There are two parts to this problem:
- checking that inputs are valid
- coercing a list to a vector
Checking valid inputs
First, I'd avoid is()
because it's known to be slow. That gives:
check_valid <- function (elem, mode) {
if (length(elem) != 1) stop("Must be length 1")

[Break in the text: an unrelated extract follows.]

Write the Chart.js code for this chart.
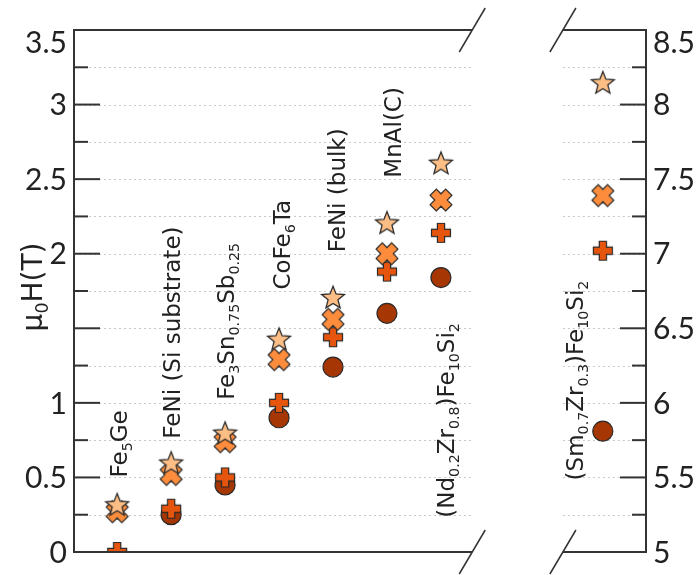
<!DOCTYPE html>
<html><head><meta charset="utf-8">
<script src="https://cdn.jsdelivr.net/npm/chart.js@4/dist/chart.umd.min.js"></script>
<style>html,body{margin:0;padding:0;background:#fff;}</style>
</head><body>
<canvas id="c" width="699" height="575"></canvas>
<script>
// ---- data ----
const leftCategories = ['Fe5Ge','FeNi (Si substrate)','Fe3Sn0.75Sb0.25','CoFe6Ta','FeNi (bulk)','MnAl(C)','(Nd0.2Zr0.8)Fe10Si2'];
const rightCategories = ['(Sm0.7Zr0.3)Fe10Si2'];
const starLeft   = [0.32, 0.60, 0.80, 1.43, 1.71, 2.21, 2.61];
const starRight  = [8.15];
const crossLeft  = [0.27, 0.52, 0.74, 1.29, 1.56, 2.00, 2.36];
const crossRight = [7.39];
const plusLeft   = [0.00, 0.29, 0.50, 1.00, 1.44, 1.88, 2.14];
const plusRight  = [7.02];
const circleLeft = [null, 0.25, 0.45, 0.90, 1.24, 1.60, 1.84];
const circleRight= [5.81];
const leftTickLabels  = [0, 0.5, 1, 2, 2.5, 3, 3.5];
const rightTickLabels = [5, 5.5, 6, 6.5, 7, 7.5, 8, 8.5];
// rich labels: [text, isSubscript]
const leftLabelSegs = [
  [['Fe'],['5',1],['Ge']],
  [['FeNi (Si substrate)']],
  [['Fe'],['3',1],['Sn'],['0.75',1],['Sb'],['0.25',1]],
  [['CoFe'],['6',1],['Ta']],
  [['FeNi (bulk)']],
  [['MnAl(C)']],
  [['(Nd'],['0.2',1],['Zr'],['0.8',1],[')Fe'],['10',1],['Si'],['2',1]]
];
const rightLabelSegs = [
  [['(Sm'],['0.7',1],['Zr'],['0.3',1],[')Fe'],['10',1],['Si'],['2',1]]
];

// ---- layout (not data) ----
const GAP = 3;            // category slots skipped at the axis break
const leftLabelDX = [2, 1, 1, 3, 4, 6, 5];
const leftLabelBottom = [0.50, 0.76, 1.02, 1.76, 2.01, 2.51, 0.23]; // in yL units
const rightLabelDX = [-28];
const rightLabelBottom = [5.48];

const COLORS = {star:'#fdbe85', cross:'#fd8d3c', plus:'#e6550d', circle:'#a63603', edge:'#2a2a2a'};

function makeImg(size, drawFn){
  const c = document.createElement('canvas'); c.width = size; c.height = size;
  const g = c.getContext('2d'); g.translate(size/2, size/2); drawFn(g); return c;
}
function polyPath(g, pts){ g.beginPath(); pts.forEach((p,i)=> i? g.lineTo(p[0],p[1]) : g.moveTo(p[0],p[1])); g.closePath(); }
function plusPts(L, w){ return [[w,-L],[w,-w],[L,-w],[L,w],[w,w],[w,L],[-w,L],[-w,w],[-L,w],[-L,-w],[-w,-w],[-w,-L]]; }
const starImg = makeImg(30, g=>{
  const pts=[]; const R=12, r=5.2;
  for(let i=0;i<10;i++){ const a=-Math.PI/2+i*Math.PI/5; const rr=i%2?r:R; pts.push([rr*Math.cos(a), rr*Math.sin(a)+1.2]); }
  polyPath(g, pts); g.fillStyle=COLORS.star; g.fill(); g.lineWidth=1.3; g.strokeStyle=COLORS.edge; g.stroke();
});
const crossImg = makeImg(30, g=>{
  g.rotate(Math.PI/4); polyPath(g, plusPts(11, 4.4)); g.fillStyle=COLORS.cross; g.fill(); g.lineWidth=1.2; g.strokeStyle=COLORS.edge; g.stroke();
});
const plusImg = makeImg(28, g=>{
  polyPath(g, plusPts(9.5, 3.6)); g.fillStyle=COLORS.plus; g.fill(); g.lineWidth=1.2; g.strokeStyle=COLORS.edge; g.stroke();
});

function pts(vals, offset){ return vals.map((v,i)=>({x: offset+i+1, y: v})).filter(p=>p.y!==null); }
const rOff = leftCategories.length + GAP - 1;

function ds(vals, offset, axis, style, order, extra){
  return Object.assign({data: pts(vals, offset), yAxisID: axis, xAxisID:'x', pointStyle: style, pointRadius: 11, order, clip: 0, showLine:false}, extra||{});
}
const circleExtra = {pointRadius:10, backgroundColor: COLORS.circle, borderColor: COLORS.edge, borderWidth: 1.2};

const deco = {
  id:'deco',
  beforeDatasetsDraw(chart){
    const {ctx, chartArea:a, scales} = chart; const x=scales.x, yL=scales.yL, yR=scales.yR;
    const xb1 = x.getPixelForValue(leftCategories.length + 0.58), xb2 = x.getPixelForValue(rOff + 0.26);
    ctx.save(); ctx.strokeStyle='#c8c8c8'; ctx.lineWidth=1; ctx.setLineDash([2,3]);
    for(let k=1;k<14;k++){ const y=Math.round(yL.getPixelForValue(k*0.25))+0.5; ctx.beginPath(); ctx.moveTo(a.left,y); ctx.lineTo(xb1,y); ctx.stroke(); }
    for(let k=1;k<14;k++){ const y=Math.round(yR.getPixelForValue(5+k*0.25))+0.5; ctx.beginPath(); ctx.moveTo(xb2,y); ctx.lineTo(a.right,y); ctx.stroke(); }
    ctx.restore();
  },
  afterDatasetsDraw(chart){
    const {ctx, chartArea:a, scales} = chart; const x=scales.x, yL=scales.yL, yR=scales.yR;
    const xb1 = x.getPixelForValue(leftCategories.length + 0.58), xb2 = x.getPixelForValue(rOff + 0.26);
    ctx.save();
    ctx.strokeStyle='#333'; ctx.lineWidth=2; ctx.setLineDash([]);
    const line=(x1,y1,x2,y2)=>{ctx.beginPath();ctx.moveTo(x1,y1);ctx.lineTo(x2,y2);ctx.stroke();};
    // frames
    line(a.left, a.top, xb1, a.top); line(a.left, a.bottom, xb1, a.bottom); line(a.left, a.top-1, a.left, a.bottom+1);
    line(xb2, a.top, a.right, a.top); line(xb2, a.bottom, a.right, a.bottom); line(a.right, a.top-1, a.right, a.bottom+1);
    // ticks
    for(let k=0;k<=14;k++){ const y=yL.getPixelForValue(k*0.25); line(a.left, y, a.left + (k%2?14:26), y); }
    for(let k=0;k<=14;k++){ const y=yR.getPixelForValue(5+k*0.25); line(a.right, y, a.right - (k%2?14:26), y); }
    // break marks
    ctx.lineWidth=1.5;
    [xb1, xb2].forEach(bx=>{ [a.top, a.bottom].forEach(by=>line(bx-13, by+22, bx+13, by-22)); });
    // tick labels
    ctx.fillStyle='#222'; ctx.font='30px Lato'; ctx.textBaseline='middle';
    ctx.textAlign='right';
    leftTickLabels.forEach(v=>{ let y=yL.getPixelForValue(v); if(v===yL.max) y+=12; ctx.fillText(String(v), a.left-7, y+1); });
    ctx.textAlign='left';
    rightTickLabels.forEach(v=>{ let y=yR.getPixelForValue(v); if(v===yR.max) y+=12; ctx.fillText(String(v), a.right+7, y+1); });
    // axis title
    ctx.save(); ctx.translate(42, (a.top+a.bottom)/2 - 4); ctx.rotate(-Math.PI/2); ctx.textAlign='center'; ctx.textBaseline='alphabetic';
    drawSegs(ctx, [['μ'],['0',1],['H(T)']], 28, true);
    ctx.restore();
    // category labels
    leftLabelSegs.forEach((s,i)=>rotLabel(ctx, s, x.getPixelForValue(i+1)+leftLabelDX[i], yL.getPixelForValue(leftLabelBottom[i]), 23));
    rightLabelSegs.forEach((s,i)=>rotLabel(ctx, s, x.getPixelForValue(rOff+i+1)+rightLabelDX[i], yR.getPixelForValue(rightLabelBottom[i]), 23));
    ctx.restore();
  }
};
function drawSegs(ctx, segs, size, centered){
  const fam='"DejaVu Sans"';
  let total=0; segs.forEach(([t,s])=>{ ctx.font=(s?size*0.62:size)+'px '+fam; total+=ctx.measureText(t).width; });
  let xp = centered ? -total/2 : 0; ctx.textAlign='left';
  segs.forEach(([t,s])=>{ ctx.font=(s?size*0.62:size)+'px '+fam; ctx.fillText(t, xp, s? size*0.2 : 0); xp+=ctx.measureText(t).width; });
}
function rotLabel(ctx, segs, cx, yb, size){
  ctx.save(); ctx.fillStyle='#222'; ctx.translate(cx + size*0.36, yb); ctx.rotate(-Math.PI/2); ctx.textBaseline='alphabetic';
  drawSegs(ctx, segs, size, false); ctx.restore();
}

new Chart(document.getElementById('c'), {
  type:'scatter',
  data:{datasets:[
    ds(starLeft, 0, 'yL', starImg, 0), ds(starRight, rOff, 'yR', starImg, 0),
    ds(crossLeft, 0, 'yL', crossImg, 1), ds(crossRight, rOff, 'yR', crossImg, 1),
    ds(plusLeft, 0, 'yL', plusImg, 2), ds(plusRight, rOff, 'yR', plusImg, 2),
    ds(circleLeft, 0, 'yL', 'circle', 3, circleExtra), ds(circleRight, rOff, 'yR', 'circle', 3, circleExtra)
  ]},
  options:{
    responsive:false, animation:false, events:[],
    layout:{padding:{left:74, right:53, top:30, bottom:23}},
    plugins:{legend:{display:false}, tooltip:{enabled:false}},
    scales:{
      x:{type:'linear', min:0.2, max:10.8, display:false},
      yL:{type:'linear', position:'left', min:0, max:3.5, display:false},
      yR:{type:'linear', position:'right', min:5, max:8.5, display:false}
    }
  },
  plugins:[deco]
});
</script>
</body></html>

if (mode(elem) != mode) stop("Not desired type")
TRUE
}
Now we need to figure out whether a loop or apply variant is faster. We'll benchmark with the worst possible case where all inputs are valid.
worst <- as.list(0:101)
library(microbenchmark)
options(digits = 3)
microbenchmark(
`for` = for(i in seq_along(worst)) check_valid(worst[[i]], "numeric"),
lapply = lapply(worst, check_valid, "numeric"),
vapply = vapply(worst, check_valid, "numeric", FUN.VALUE = logical(1))
)
## Unit: microseconds
## expr min lq median uq max neval
## for 278 293 301 318 1184 100
## lapply 274 282 291 310 1041 100
## vapply 273 284 288 298 1062 100
The three methods are basically tied. lapply()
is very slightly
faster, probably because of the special C tricks that it uses
Coercing list to vector
Now let's look at a few ways of coercing a list to a vector:
change_mode <- function(x, mode) {
mode(x) <- mode
x
}
microbenchmark(
change_mode = change_mode(worst, "numeric"),
unlist = unlist(worst),
as.vector = as.vector(worst, "numeric")
)
## Unit: microseconds
## expr min lq median uq max neval
## change_mode 19.13 20.83 22.36 23.9 167.51 100
## unlist 2.42 2.75 3.11 3.3 22.58 100
## as.vector 1.79 2.13 2.37 2.6 8.05 100
So it looks like you're already using the fastest method, and the total cost is dominated by the check.
Alternative approach
Another idea is that we might be able to get a little faster by looping over the vector once, instead of once to check and once to coerce:
as_atomic_for <- function (x, mode) {
out <- vector(mode, length(x))
for (i in seq_along(x)) {
check_valid(x[[i]], mode)
out[i] <- x[[i]]
}
out
}
microbenchmark(
as_atomic_for(worst, "numeric")
)
## Unit: microseconds
## expr min lq median uq max neval
## as_atomic_for(worst, "numeric") 497 524 557 685 1279 100
That's definitely worse.
All in all, I think this suggests if you want to make this function faster, you should try vectorising the check function in Rcpp.